Figure 7. The main lines of the back propagation through time algorithm

3.4 Agent feedback

Finally, the classes of the feedbacks agent used as outputs of the ERNN are shown in Table 2 those feedbacks are made as follow:

  • Standby: as long as the driver is awake the agent is asleep and keeps silent.
  • Bip: is the same bip for the short lapse time dangerous states.
  • Voice message: try to awake the driver by starting a conversation with him and disturb the installation of his sleepiness as will do a passenger aboard a basic conversation followed by weightier information and the rest of the distance (intelligent vocal chat-bot for human machine conversations).
  • Conditional voice message: is to make the driver aware of his situation and make some suggestion which requires agent action such as turn on the radio and look for the nearest coffee shop or station in the Map.
  • Make moralizing conversations: set sensitizing phrases such as "it will be safer to rest than continue", "did you know that sleeping on the wheel is the most important cause of fatal crashes after speeding"
  • Advise the police: if the driver is sleeping for more than 9 seconds the agent will advise the police, this is the most alarming signal him, knowing this the driver will do his best not to fall asleep and if ever he feels tired he will stop instead of driving drowsing.

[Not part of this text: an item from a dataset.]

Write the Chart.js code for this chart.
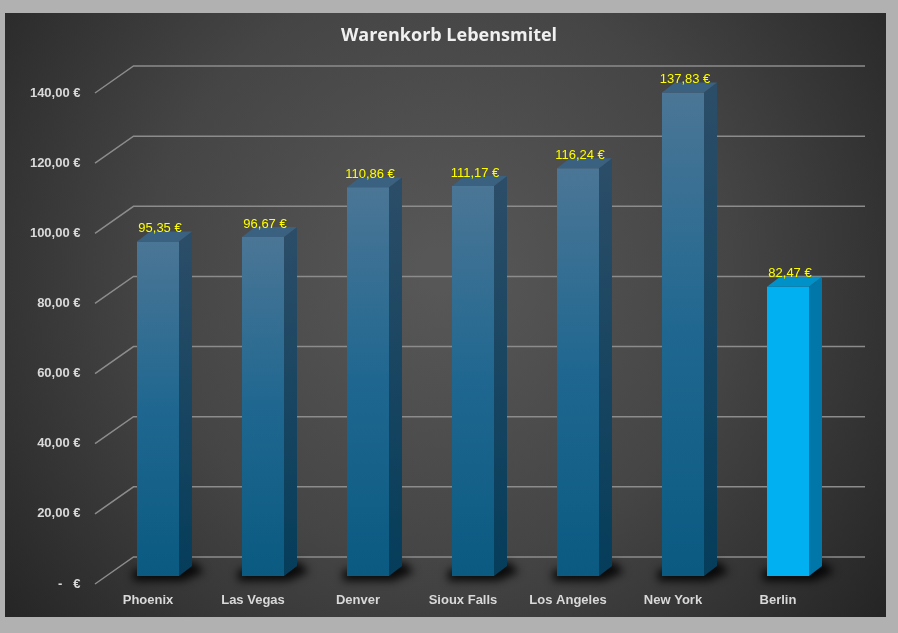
<!DOCTYPE html>
<html><head><meta charset="utf-8">
<script src="https://cdn.jsdelivr.net/npm/chart.js@4.4.1/dist/chart.umd.min.js"></script>
<style>html,body{margin:0;padding:0;background:#b1b1b1;overflow:hidden}#wrap{width:898px;height:633px;position:relative}</style>
</head><body><div id="wrap"><canvas id="c" width="898" height="633"></canvas></div>
<script>
const chartTitle = 'Warenkorb Lebensmitel';
const categories = ['Phoenix', 'Las Vegas', 'Denver', 'Sioux Falls', 'Los Angeles', 'New York', 'Berlin'];
const prices = [95.35, 96.67, 110.86, 111.17, 116.24, 137.83, 82.47];
const yTicks = [0, 20, 40, 60, 80, 100, 120, 140];
const highlightCategory = 'Berlin';

function fmtEuro(v) {
  if (v === 0) return '-   €';
  return v.toFixed(2).replace('.', ',') + ' €';
}
function hasFont(name) {
  const c = document.createElement('canvas').getContext('2d');
  c.font = '40px monospace';
  const a = c.measureText('abcdefghij0123').width;
  c.font = '40px "' + name + '", monospace';
  return c.measureText('abcdefghij0123').width !== a;
}
const narrow = hasFont('Liberation Sans Narrow');
const valueFont = narrow ? '15px "Liberation Sans Narrow"' : '13px "Liberation Sans"';

const DX = 13, DY = 10;

const frame3d = {
  id: 'frame3d',
  beforeDraw(chart) {
    const ctx = chart.ctx;
    ctx.save();
    ctx.fillStyle = '#b1b1b1';
    ctx.fillRect(0, 0, chart.width, chart.height);
    const g = ctx.createRadialGradient(440, 270, 20, 440, 270, 560);
    g.addColorStop(0, '#575757');
    g.addColorStop(0.5, '#454545');
    g.addColorStop(1, '#252525');
    ctx.fillStyle = g;
    ctx.fillRect(5, 13, 881, 604);
    ctx.restore();
  },
  beforeDatasetsDraw(chart) {
    const ctx = chart.ctx, y = chart.scales.y, a = chart.chartArea;
    ctx.save();
    ctx.strokeStyle = '#8c8c8c';
    ctx.lineWidth = 1.5;
    const fx = a.left - 10.5, bx = a.left + 28, ex = a.right + 24.5;
    yTicks.forEach(v => {
      const py = y.getPixelForValue(v);
      ctx.beginPath();
      ctx.moveTo(fx, py + 8);
      ctx.lineTo(bx, py - 19);
      ctx.lineTo(ex, py - 19);
      ctx.stroke();
    });
    // soft shadows under bars
    const meta = chart.getDatasetMeta(0);
    meta.data.forEach(el => {
      const l = el.x - el.width / 2, r = el.x + el.width / 2, b = el.base;
      ctx.save();
      ctx.filter = 'blur(4px)';
      ctx.fillStyle = 'rgba(0,0,0,0.85)';
      ctx.beginPath();
      ctx.moveTo(l - 4, b - 6);
      ctx.lineTo(r + DX + 2, b - DY - 4);
      ctx.lineTo(r + DX + 12, b - 4);
      ctx.lineTo(r + 4, b + 5);
      ctx.lineTo(l - 4, b + 5);
      ctx.closePath();
      ctx.fill();
      ctx.restore();
    });
    ctx.restore();
  },
  afterDatasetsDraw(chart) {
    const ctx = chart.ctx;
    const meta = chart.getDatasetMeta(0);
    ctx.save();
    meta.data.forEach((el, i) => {
      const l = el.x - el.width / 2, r = el.x + el.width / 2, t = el.y, b = el.base;
      const hi = categories[i] === highlightCategory;
      let sg;
      if (hi) { sg = '#0077a8'; }
      else {
        sg = ctx.createLinearGradient(0, t, 0, b);
        sg.addColorStop(0, '#2b4d68');
        sg.addColorStop(1, '#053d5a');
      }
      ctx.fillStyle = sg;
      ctx.beginPath();
      ctx.moveTo(r, t); ctx.lineTo(r + DX, t - DY); ctx.lineTo(r + DX, b - DY); ctx.lineTo(r, b);
      ctx.closePath(); ctx.fill();
      ctx.fillStyle = hi ? '#0091c9' : '#3a6180';
      ctx.beginPath();
      ctx.moveTo(l, t); ctx.lineTo(l + DX, t - DY); ctx.lineTo(r + DX, t - DY); ctx.lineTo(r, t);
      ctx.closePath(); ctx.fill();
      ctx.fillStyle = '#ffff00';
      ctx.font = valueFont;
      ctx.textAlign = 'center';
      ctx.textBaseline = 'middle';
      ctx.fillText(fmtEuro(prices[i]), el.x + 2, t - 13);
    });
    ctx.restore();
  }
};

new Chart(document.getElementById('c'), {
  type: 'bar',
  data: {
    labels: categories,
    datasets: [{
      data: prices,
      barPercentage: 0.4,
      categoryPercentage: 1,
      borderWidth: 0,
      backgroundColor: (c) => {
        if (categories[c.dataIndex] === highlightCategory) return '#00b0f0';
        const ch = c.chart, ys = ch.scales && ch.scales.y;
        if (!ys || !ch.chartArea) return '#1d6690';
        const top = ys.getPixelForValue(c.raw), bot = ys.getPixelForValue(0);
        const g = ch.ctx.createLinearGradient(0, top, 0, bot);
        g.addColorStop(0, '#4b7696');
        g.addColorStop(0.5, '#1f6790');
        g.addColorStop(1, '#0a5a82');
        return g;
      }
    }]
  },
  options: {
    responsive: false,
    animation: false,
    devicePixelRatio: 1,
    layout: { padding: 0 },
    plugins: {
      legend: { display: false },
      tooltip: { enabled: false },
      title: {
        display: true,
        text: chartTitle,
        color: '#f0f0f0',
        font: { family: '"Open Sans", "Liberation Sans", sans-serif', size: 18, weight: 'bold', lineHeight: 1.2 },
        padding: { top: 25, bottom: 38.4 }
      }
    },
    scales: {
      x: {
        grid: { display: false, drawTicks: false },
        border: { display: false },
        afterFit: s => { s.height = 57; },
        ticks: {
          color: '#d9d9d9',
          font: { family: '"Liberation Sans", Arial, sans-serif', size: 13, weight: 'bold' },
          padding: 17,
          labelOffset: -10,
          maxRotation: 0,
          autoSkip: false
        }
      },
      y: {
        min: 0, max: 140,
        grid: { display: false, drawTicks: false },
        border: { display: false },
        afterFit: s => { s.width = 105.5; },
        afterBuildTicks: s => { s.ticks = yTicks.map(v => ({ value: v })); },
        ticks: {
          color: '#d9d9d9',
          font: { family: '"Liberation Sans", Arial, sans-serif', size: 13, weight: 'bold' },
          padding: 25,
          labelOffset: 8,
          callback: v => fmtEuro(v)
        }
      },
      yRight: {
        position: 'right',
        min: 0, max: 140,
        grid: { display: false, drawTicks: false },
        border: { display: false },
        ticks: { display: false },
        afterFit: s => { s.width = 57.5; }
      }
    }
  },
  plugins: [frame3d]
});
</script>
</body></html>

Table 2. The ERNN output classes of the agent feedbacks

Agent feedback

Stand by


Voice message

Conditional voice message

Make moralizing conversation

Advise the police

4. Experimental Results and Discussion

IDE 8.2 java net beans development software with is used with the open CV version 3.4 library for the implementation of Haar and cascades, and bazel for Yolo and vertical and horizontal threads to allow parallelism. The data base used: for the head we use head pose data base Goldenbeld and Nikolaou [1] which represents the decomposition of 15 video sequences in images of the movement of the head in all the probable directions of people with and without glasses of feminine and masculine gender, and for the eyes we used the MRL eye database by injecting the blinking class and this by modifying certain instances supposed to be blinking but annotated as closed to add the blinking class in our experiments.

  • As preliminary experience for the use of PerStat instead of PerClos we used instance image caption of one image per instance and period of 3 instances for the estimation of the major states, those are taken relatively to the fact that the agent cannot have one feedback per second, so it is reduced to this suitable periodic minimum. the results of both methods in sequence of 10 periods, shows that the limit with the proposed method is when the higher probabilities are all the same in one period with 33.34% of presence of each state, in this case we take the blinking state as the major state, besides we noticed that with PerClos if the number of image should be high by sequences, since in this experiment of 3 images per period the higher probability does not exceed 70% if not 100%, while the threshold to confirm the opening is limited at 75% in PerClos, we therefore took the greatest probability as in our method, we noticed in some periods where the major state in PerClos is detected as not open whereas in reality the blinking state or closed as detected by the proposed method, this represents a significant gain of information which will increase the precision in the recognition of the major state. as shown in Figure 8, the difference on performance is 20% more accuracy for PerStat.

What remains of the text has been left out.